Sharpe J.A. expressed serious doubts that the Crown’s appeal would succeed, but nonetheless held that it was “arguable” and had sufficient merit to pass the low threshold of serious issue to be argued. Sharpe J.A. further agreed that irreparable harm would occur if a by-election were decided by a few votes, and non-resident voters granted the right to vote by Penny J.’s judgment could have made the difference. Though he also found this possibility to be quite remote, and noted that the irreparable harm to those denied the right to vote would be equally present if a stay were refused: “Once the election has passed, the constitutional right to vote in that election will be lost forever” (para. 22).
Ultimately, the balance of convenience persuaded him against granting the stay:
 In my view, the balance of convenience in this case favours refusal of a stay.
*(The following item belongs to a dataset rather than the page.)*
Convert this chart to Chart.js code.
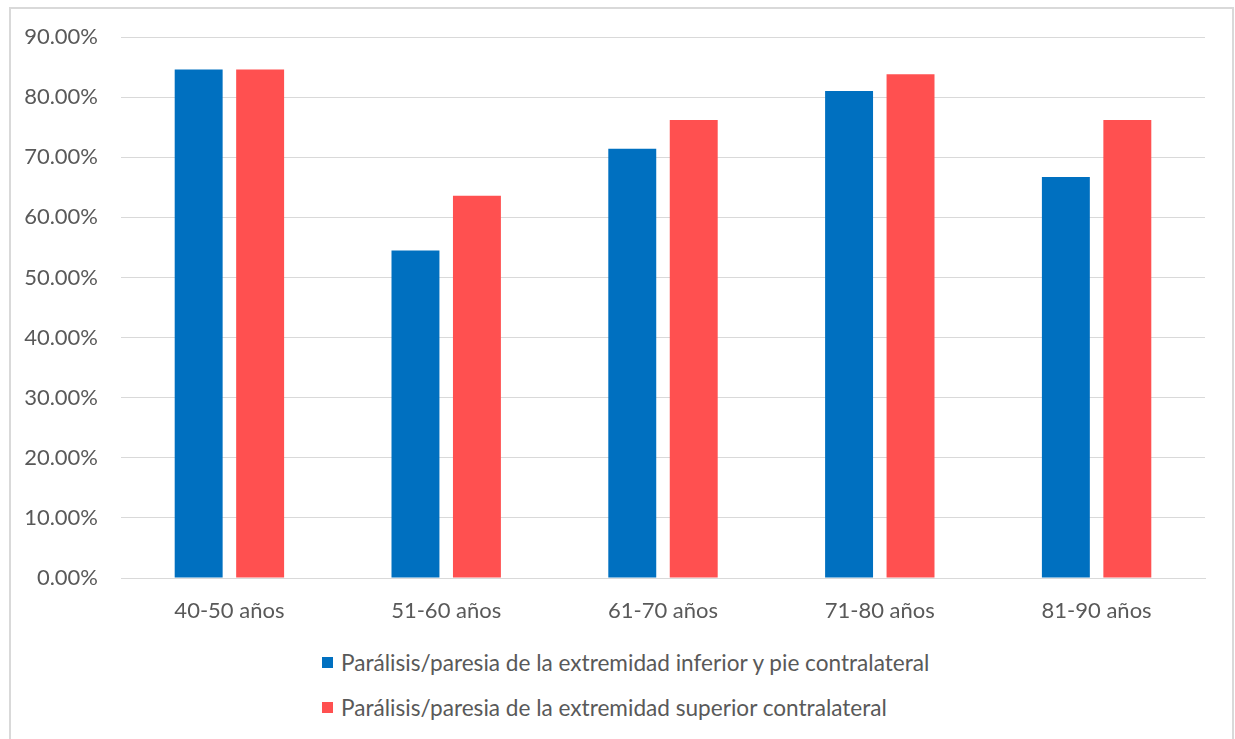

I reach that conclusion for the following reasons.
 First, this is not the typical case where a complex statutory scheme or administrative apparatus has to be dismantled or constructed in order to give effect to the trial judgment. In such cases, the balance of convenience will typically favour a stay to avoid the cost and disruption that would flow from implementing a new regime based upon a trial judgment that may need to be undone in the event of a successful appeal.
 In the present case, Elections Canada immediately took the minimal administrative steps required to permit non-resident citizens to vote in accordance with the decision of the application judge. If a stay is granted, Elections Canada will have to undo what it has already done. It is clear from the record that it may not be possible for Elections Canada to determine in time for the by-elections which non-resident voters who registered after the judgment would have been eligible before the judgment. The terms of the stay requested by the Attorney General recognize that difficulty and ask for a qualified stay that applies “unless Elections Canada is unable to determine” if those who registered meet the pre-judgment requirements. In addition, at least one non-resident has cast her ballot. To grant a stay in this case would require Elections Canada to rescind the registrations of up to 13 non-resident electors and claw back the vote of a citizen who may well in the end have the right to cast her ballot. Granting a stay in this case would not avoid the cost and inconvenience of prematurely erecting or dismantling a scheme – it would do the opposite.
 Second, this is not a case like Bedford [which concerned prostitution] where the trial judgment creates a legislative void in an area of activity that needs to be regulated in the public interest. Allowing the judgment to operate does not create a void or gap in Canada’s election law. Nor does the judgment radically alter the class of those eligible to vote. The Act already grants many non-resident citizens the right to vote. The judgment under appeal merely extends the right to a broader class of non-resident citizens.
 As counsel for the applicants pointed out, it is highly unlikely that the judgment will produce a floodgate of votes from disinterested and disengaged non-resident Canadians. We know that the number of newly qualified non-resident voters who had registered as of June 16 is 13 or fewer. The non-resident must be both determined and informed. He or she must first register and then obtain a ballot. The non-resident voter cannot vote by simply marking an X beside one of the listed candidates but must complete a special ballot that requires the voter to know and write in the name of an actual candidate.
 I conclude that the balance of convenience does not favour granting a stay in this case.